Before proposing a vote of thanks to the lecturer for his extraordinarily brilliant exposition of these most difficult subjects, I should like to add a few words on the subject of Mantra-Yoga, because this is really a branch of Pranayama, and one which it is possible to practise quite thoroughly in this country. In Book IV., Part I., I have described it, with examples, quite fully enough. I need here only say that its constant use, day and night, without a moment's cessation, is probably as useful a method as one could find of preparing the current of thought for the assumption of a rhythmical form, and rhythm is the great cure for irregularity. Once it is established, no interference will prevent it. Its own natural tendency is to slow down, like a pendulum, until time stops, and the sequence of impressions which constitutes our intellectual apprehensions of the universe is replaced by that form of consciousness (or unconsciousness, if you prefer it, not that either would give the slightest idea of what is meant) which is without condition of any kind, and therefore represents in perfection the consummation of Yoga.
Love is the law, love under will.
Notes:

[1] Jami, in his work Salaman and Absal. See Works of Edward Fitzgerald (1887), Vol 1, page 110.

[2] Rishi, an inspired sage or poet. Originally, there were seven Rishis to whom the Vedas were revealed.

[3] Sanyasi, also called renunciate: a Brahman who having attained the fourth and last stage of life as a beggar will not be reborn, but will instead be absorbed into the Universal Soul.

[4] Arhat, a Buddhist who has attained Nirvana through rigorous discipline and ascetic practices.

[5] Betel, an East Indian pepper plant, Piper betle, the leaves of which are chewed with other ingredients.

[6] Bodhisattva, a person who has attained prajna, or Enlightenment, but who postpones Nirvana in order to help others to attain Enlightenment.

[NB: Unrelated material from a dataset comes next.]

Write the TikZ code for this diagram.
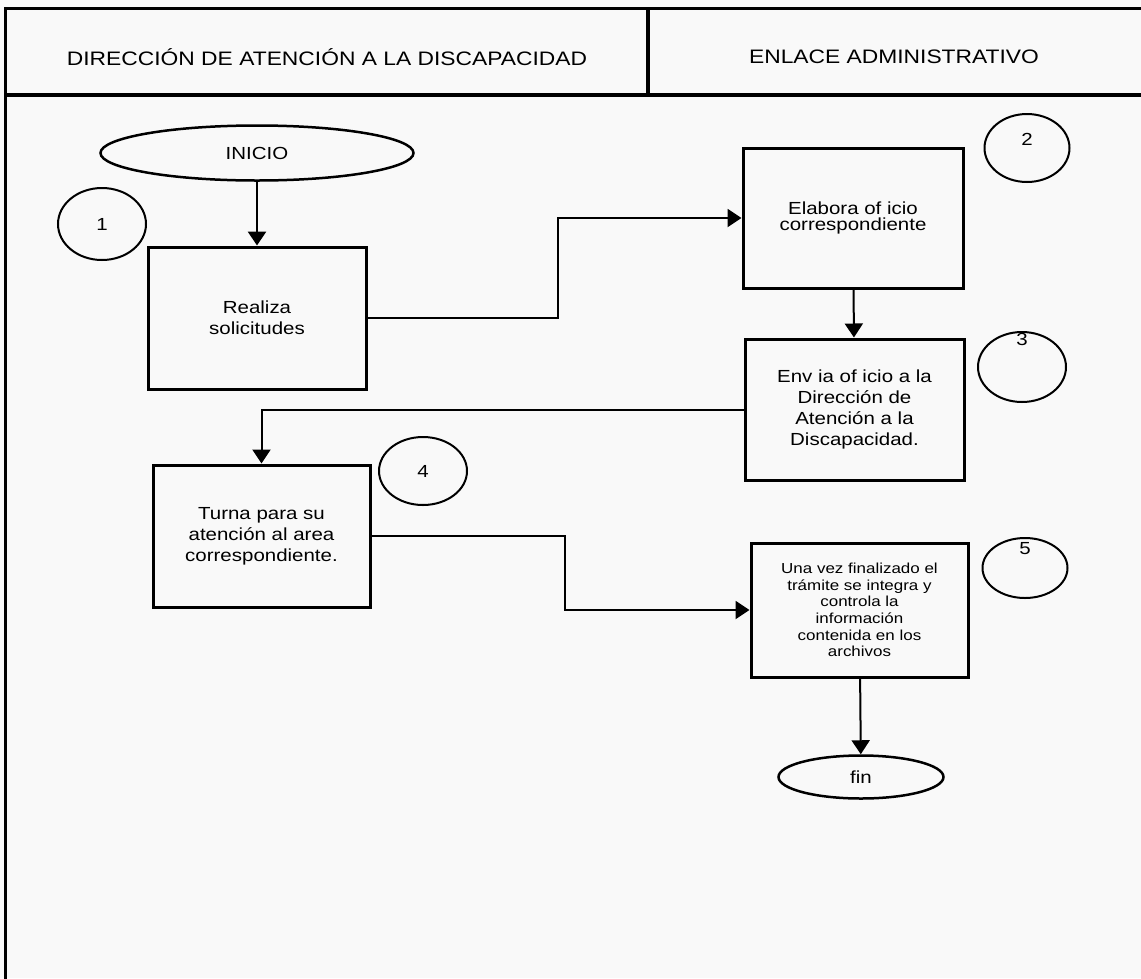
\documentclass[tikz,border=0pt]{standalone}
\usepackage{fontspec}
\newfontfamily\flowfont[FakeStretch=1.17]{Liberation Sans}
\usetikzlibrary{arrows.meta,shapes.geometric}
\definecolor{paper}{HTML}{F9F9F9}

\begin{document}
\begin{tikzpicture}[
  x=1pt, y=-1pt,
  frame/.style={line width=3.5pt},
  lane/.style={font=\flowfont\fontsize{19.5}{23}\selectfont},
  proc/.style={draw, line width=3pt, align=center, inner sep=0pt,
               font=\flowfont\fontsize{17.5}{21}\selectfont},
  term/.style={draw, ellipse, line width=2.5pt, inner sep=0pt,
               font=\flowfont\fontsize{17.5}{21}\selectfont},
  num/.style={draw, ellipse, line width=2pt, inner sep=0pt,
              font=\flowfont\fontsize{17.5}{21}\selectfont},
  numlabel/.style={anchor=north, inner sep=0pt,
              font=\flowfont\fontsize{17.5}{21}\selectfont},
  arr/.style={line width=2pt, -{Triangle[length=14pt,width=18pt]}}
]
\useasboundingbox (0,0) rectangle (1141,978);
\fill[paper] (0,0) rectangle (1141,978);

% swimlane frame
\draw[frame] (5.5,980) -- (5.5,8.5) -- (1145,8.5);
\draw[frame] (5.5,95) -- (1145,95);
\draw[frame] (648,8.5) -- (648,95);
\node[lane] (dir) at (327,57) {DIRECCIÓN DE ATENCIÓN A LA DISCAPACIDAD};
\node[lane] (enl) at (894,57) {ENLACE ADMINISTRATIVO};

% steps
\node[term, minimum width=313pt, minimum height=55pt] (inicio) at (257,153) {INICIO};
\node[proc, minimum width=218pt, minimum height=142pt] (realiza) at (257,318) {Realiza\\solicitudes};
\node[proc, minimum width=220pt, minimum height=140pt,
      font=\flowfont\fontsize{17.5}{16.5}\selectfont] (elabora) at (853,218)
  {Elabora of icio\\correspondiente};
\node[proc, minimum width=219pt, minimum height=141pt] (envia) at (854.5,409.5)
  {Env ia of icio a la\\Dirección de\\Atención a la\\Discapacidad.};
\node[proc, minimum width=217pt, minimum height=142pt] (turna) at (261.5,536)
  {Turna para su\\atención al area\\correspondiente.};
\node[proc, minimum width=217pt, minimum height=134pt,
      font=\flowfont\fontsize{14.5}{16.7}\selectfont] (archiva) at (859.5,610)
  {Una vez finalizado el\\trámite se integra y\\controla la\\información\\contenida en los\\archivos};
\node[term, minimum width=165pt, minimum height=43pt] (fin) at (861,777) {fin};

% step numbers
\node[num, minimum width=88pt, minimum height=72pt] (n1) at (102,224) {1};
\node[num, minimum width=85pt, minimum height=68pt,
      label={[numlabel, yshift=-20pt]north:2}] (n2) at (1027,148) {};
\node[num, minimum width=88pt, minimum height=70pt,
      label={[numlabel, yshift=-2pt]north:3}] (n3) at (1022,367) {};
\node[num, minimum width=88pt, minimum height=68pt] (n4) at (423,471) {4};
\node[num, minimum width=85pt, minimum height=60pt,
      label={[numlabel, yshift=-5pt]north:5}] (n5) at (1025,568) {};

% connectors
\draw[arr, line width=2.8pt] (inicio) -- (realiza);
\draw[arr] (realiza.east) -- ++(190,0) |- (elabora.west);
\draw[arr] (elabora) -- (envia);
\draw[arr] (envia.west) -| (turna.north);
\draw[arr] (turna.east) -- ++(193,0) |- (archiva.west);
\draw[arr] (archiva) -- (fin);
\end{tikzpicture}
\end{document}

[7] Sorites, a form of argument having several premises and one conclusion, capable of being resolved into a chain of syllogisms, the conclusion of each of which is a premise of the next.

[8] Sir Henry Lauder, known professionally as Harry Lauder, was an international Scottish entertainer, described by Sir Winston Churchill as "Scotland's greatest ever ambassador!"

[9] Crowley's footnote: "In coitu, of course. —ED."

[10] Udana as a 'nerve': the nearest I can find for this is that it's a "life sustaining energy of the diaphragm, the third of the five airs of Ayurvedic philosophy, the life force governing upward motion." There, it's a green aura operating from the throat to the head.

[11] This is probably George Lansbury (1859 - 1940), Member of Parliament for Poplar Bow and Bromley, socialist, Christian pacifist, and newspaper editor.

[12] Literally "absolute master", used by the English in India to mean "true gentleman" or "excellent fellow".

[13] Poona, now Pune, in the state of Maharashtra was during Crowley's time the political center of India.

[14] Crowley's footnote: "One Yeats-Brown. What are Yeats? Brown, of course, and Kennedy."

[15] Crowley's footnote: "Some Great Thinker once said: 'Time marches on.' What felicity of phrase!"

[16] The Gallipoli Campaign, or Battle of Gallipoli, took place in WW I in what is now Turkey between April 1915 and January 1916. Its commemoration is highly significant in Australia and New Zealand.